*Data extract*.
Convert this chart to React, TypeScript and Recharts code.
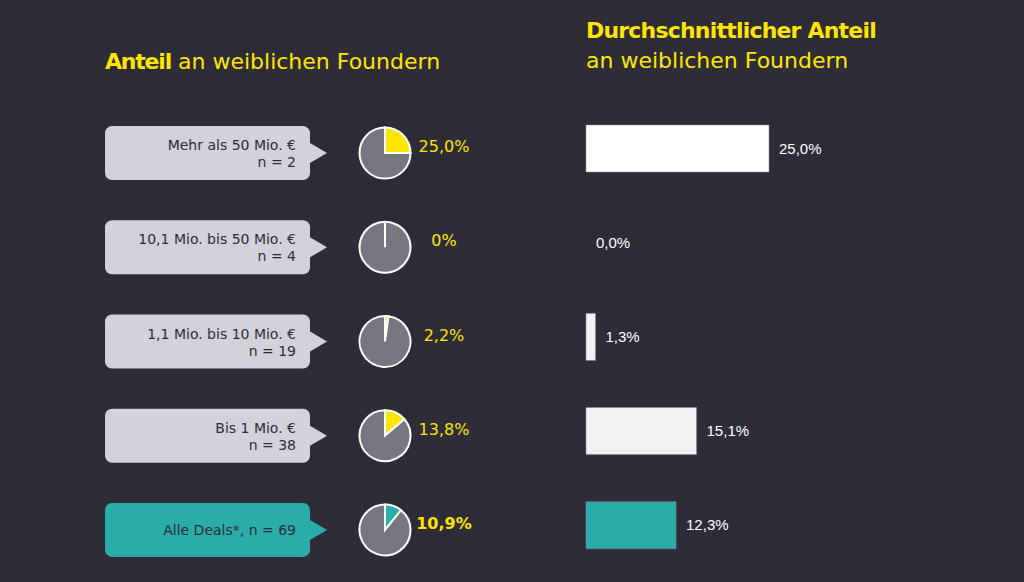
import { BarChart, Bar, XAxis, YAxis, Cell, LabelList, PieChart, Pie } from 'recharts';

const categories = ['Mehr als 50 Mio. €', '10,1 Mio. bis 50 Mio. €', '1,1 Mio. bis 10 Mio. €', 'Bis 1 Mio. €', 'Alle Deals*'];
const sampleSizes = [2, 4, 19, 38, 69];
const femaleShare = [25.0, 0, 2.2, 13.8, 10.9]; // Anteil (Pie)
const avgShare = [25.0, 0.0, 1.3, 15.1, 12.3]; // durchschnittlicher Anteil (Balken)

const BG = '#2d2c37';
const YELLOW = '#ffe600';
const TEAL = '#2aaca8';
const BOX = '#d2d2da';
const PIE_GRAY = '#777782';
const FONT = '"DejaVu Sans", Lato, sans-serif';

const W = 1024;
const H = 582;
const TOP = 101;
const BOTTOM = 10;
const BAND = (H - TOP - BOTTOM) / categories.length;
const ROW_SHIFT = 5; // Kästen und Kreise sitzen etwas tiefer als die Balken

const rows = categories.map((label, i) => ({
  label,
  n: sampleSizes[i],
  share: femaleShare[i],
  avg: avgShare[i],
}));

const barFills = ['#ffffff', '#f2f2f2', '#f2f2f2', '#f2f2f2', TEAL];

const fmt = (v: number, digits = 1) => v.toFixed(digits).replace('.', ',') + '%';

function RowTick(props: any) {
  const { index } = props;
  const y = props.y + ROW_SHIFT;
  const row = rows[index];
  if (!row) return null;
  const isTotal = index === rows.length - 1;
  const fill = isTotal ? TEAL : BOX;
  const shareText = row.share === 0 ? '0%' : fmt(row.share);
  return (
    <g>
      <rect x={105} y={y - 27} width={205} height={54} rx={7} fill={fill} />
      <path d={`M310,${y - 10} L327,${y} L310,${y + 10} Z`} fill={fill} />
      {isTotal ? (
        <text x={296} y={y + 5} textAnchor="end" fontSize={14} fill={BG} fontFamily={FONT}>
          {`${row.label}, n = ${row.n}`}
        </text>
      ) : (
        <text textAnchor="end" fontSize={14} fill={BG} fontFamily={FONT}>
          <tspan x={296} y={y - 3}>{row.label}</tspan>
          <tspan x={296} y={y + 14}>{`n = ${row.n}`}</tspan>
        </text>
      )}
      <text
        x={444}
        y={y - 1}
        textAnchor="middle"
        fontSize={16}
        fontWeight={isTotal ? 700 : 400}
        fill={YELLOW}
        fontFamily={FONT}
      >
        {shareText}
      </text>
    </g>
  );
}

function ValueLabel(props: any) {
  const { x, y, width, height, value } = props;
  return (
    <text
      x={x + (width || 0) + 10}
      y={y + height / 2 + 5}
      fill="#ffffff"
      fontSize={15}
      fontFamily='"Liberation Sans", Arial, sans-serif'
    >
      {fmt(Number(value))}
    </text>
  );
}

export default function App() {
  return (
    <div style={{ position: 'fixed', left: 0, top: 0, width: W, height: H, background: BG, overflow: 'hidden' }}>
      <div style={{ position: 'absolute', left: 105, top: 48, fontFamily: FONT, fontSize: 22, lineHeight: '28px', color: YELLOW, whiteSpace: 'nowrap' }}>
        <b style={{ letterSpacing: '-1.2px' }}>Anteil</b> an weiblichen Foundern
      </div>
      <div style={{ position: 'absolute', left: 586, top: 16, fontFamily: FONT, fontSize: 22, lineHeight: '30px', color: YELLOW, whiteSpace: 'nowrap' }}>
        <b style={{ letterSpacing: '-0.8px' }}>Durchschnittlicher Anteil</b>
        <br />
        an weiblichen Foundern
      </div>

      <div style={{ position: 'absolute', left: 0, top: 0 }}>
        <BarChart
          width={W}
          height={H}
          data={rows}
          layout="vertical"
          margin={{ top: TOP, right: 72, bottom: BOTTOM, left: 0 }}
        >
          <XAxis type="number" domain={[0, 50]} hide />
          <YAxis
            type="category"
            dataKey="label"
            width={586}
            axisLine={false}
            tickLine={false}
            interval={0}
            tick={(p: any) => <RowTick {...p} />}
          />
          <Bar dataKey="avg" barSize={47} minPointSize={0.01} isAnimationActive={false}>
            {rows.map((r, i) => (
              <Cell key={r.label} fill={barFills[i]} stroke={r.avg > 0 ? '#8a8a94' : 'none'} strokeWidth={0.5} />
            ))}
            <LabelList dataKey="avg" content={<ValueLabel />} />
          </Bar>
        </BarChart>
      </div>

      <div style={{ position: 'absolute', left: 0, top: 0, pointerEvents: 'none' }}>
        <PieChart width={W} height={H} margin={{ top: 0, right: 0, bottom: 0, left: 0 }}>
          {rows.map((r, i) => (
            <Pie
              key={r.label}
              data={[
                { name: 'weiblich', value: r.share },
                { name: 'rest', value: 100 - r.share },
              ]}
              dataKey="value"
              cx={385}
              cy={TOP + BAND * (i + 0.5) + ROW_SHIFT}
              outerRadius={25.5}
              startAngle={90}
              endAngle={-270}
              stroke="#ffffff"
              strokeWidth={2}
              isAnimationActive={false}
            >
              <Cell fill={i === rows.length - 1 ? TEAL : YELLOW} />
              <Cell fill={PIE_GRAY} />
            </Pie>
          ))}
        </PieChart>
      </div>
    </div>
  );
}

*To be done*.
The data above should be repeated exactly, minus any pictures.

*Exercise result*.
Convert this chart to React, TypeScript and Recharts code.
import { BarChart, Bar, XAxis, YAxis, Cell, LabelList, PieChart, Pie } from 'recharts';

const categories = ['Mehr als 50 Mio. €', '10,1 Mio. bis 50 Mio. €', '1,1 Mio. bis 10 Mio. €', 'Bis 1 Mio. €', 'Alle Deals*'];
const sampleSizes = [2, 4, 19, 38, 69];
const femaleShare = [25.0, 0, 2.2, 13.8, 10.9]; // Anteil (Pie)
const avgShare = [25.0, 0.0, 1.3, 15.1, 12.3]; // durchschnittlicher Anteil (Balken)

const BG = '#2d2c37';
const YELLOW = '#ffe600';
const TEAL = '#2aaca8';
const BOX = '#d2d2da';
const PIE_GRAY = '#777782';
const FONT = '"DejaVu Sans", Lato, sans-serif';

const W = 1024;
const H = 582;
const TOP = 101;
const BOTTOM = 10;
const BAND = (H - TOP - BOTTOM) / categories.length;
const ROW_SHIFT = 5; // Kästen und Kreise sitzen etwas tiefer als die Balken

const rows = categories.map((label, i) => ({
  label,
  n: sampleSizes[i],
  share: femaleShare[i],
  avg: avgShare[i],
}));

const barFills = ['#ffffff', '#f2f2f2', '#f2f2f2', '#f2f2f2', TEAL];

const fmt = (v: number, digits = 1) => v.toFixed(digits).replace('.', ',') + '%';

function RowTick(props: any) {
  const { index } = props;
  const y = props.y + ROW_SHIFT;
  const row = rows[index];
  if (!row) return null;
  const isTotal = index === rows.length - 1;
  const fill = isTotal ? TEAL : BOX;
  const shareText = row.share === 0 ? '0%' : fmt(row.share);
  return (
    <g>
      <rect x={105} y={y - 27} width={205} height={54} rx={7} fill={fill} />
      <path d={`M310,${y - 10} L327,${y} L310,${y + 10} Z`} fill={fill} />
      {isTotal ? (
        <text x={296} y={y + 5} textAnchor="end" fontSize={14} fill={BG} fontFamily={FONT}>
          {`${row.label}, n = ${row.n}`}
        </text>
      ) : (
        <text textAnchor="end" fontSize={14} fill={BG} fontFamily={FONT}>
          <tspan x={296} y={y - 3}>{row.label}</tspan>
          <tspan x={296} y={y + 14}>{`n = ${row.n}`}</tspan>
        </text>
      )}
      <text
        x={444}
        y={y - 1}
        textAnchor="middle"
        fontSize={16}
        fontWeight={isTotal ? 700 : 400}
        fill={YELLOW}
        fontFamily={FONT}
      >
        {shareText}
      </text>
    </g>
  );
}

function ValueLabel(props: any) {
  const { x, y, width, height, value } = props;
  return (
    <text
      x={x + (width || 0) + 10}
      y={y + height / 2 + 5}
      fill="#ffffff"
      fontSize={15}
      fontFamily='"Liberation Sans", Arial, sans-serif'
    >
      {fmt(Number(value))}
    </text>
  );
}

export default function App() {
  return (
    <div style={{ position: 'fixed', left: 0, top: 0, width: W, height: H, background: BG, overflow: 'hidden' }}>
      <div style={{ position: 'absolute', left: 105, top: 48, fontFamily: FONT, fontSize: 22, lineHeight: '28px', color: YELLOW, whiteSpace: 'nowrap' }}>
        <b style={{ letterSpacing: '-1.2px' }}>Anteil</b> an weiblichen Foundern
      </div>
      <div style={{ position: 'absolute', left: 586, top: 16, fontFamily: FONT, fontSize: 22, lineHeight: '30px', color: YELLOW, whiteSpace: 'nowrap' }}>
        <b style={{ letterSpacing: '-0.8px' }}>Durchschnittlicher Anteil</b>
        <br />
        an weiblichen Foundern
      </div>

      <div style={{ position: 'absolute', left: 0, top: 0 }}>
        <BarChart
          width={W}
          height={H}
          data={rows}
          layout="vertical"
          margin={{ top: TOP, right: 72, bottom: BOTTOM, left: 0 }}
        >
          <XAxis type="number" domain={[0, 50]} hide />
          <YAxis
            type="category"
            dataKey="label"
            width={586}
            axisLine={false}
            tickLine={false}
            interval={0}
            tick={(p: any) => <RowTick {...p} />}
          />
          <Bar dataKey="avg" barSize={47} minPointSize={0.01} isAnimationActive={false}>
            {rows.map((r, i) => (
              <Cell key={r.label} fill={barFills[i]} stroke={r.avg > 0 ? '#8a8a94' : 'none'} strokeWidth={0.5} />
            ))}
            <LabelList dataKey="avg" content={<ValueLabel />} />
          </Bar>
        </BarChart>
      </div>

      <div style={{ position: 'absolute', left: 0, top: 0, pointerEvents: 'none' }}>
        <PieChart width={W} height={H} margin={{ top: 0, right: 0, bottom: 0, left: 0 }}>
          {rows.map((r, i) => (
            <Pie
              key={r.label}
              data={[
                { name: 'weiblich', value: r.share },
                { name: 'rest', value: 100 - r.share },
              ]}
              dataKey="value"
              cx={385}
              cy={TOP + BAND * (i + 0.5) + ROW_SHIFT}
              outerRadius={25.5}
              startAngle={90}
              endAngle={-270}
              stroke="#ffffff"
              strokeWidth={2}
              isAnimationActive={false}
            >
              <Cell fill={i === rows.length - 1 ? TEAL : YELLOW} />
              <Cell fill={PIE_GRAY} />
            </Pie>
          ))}
        </PieChart>
      </div>
    </div>
  );
}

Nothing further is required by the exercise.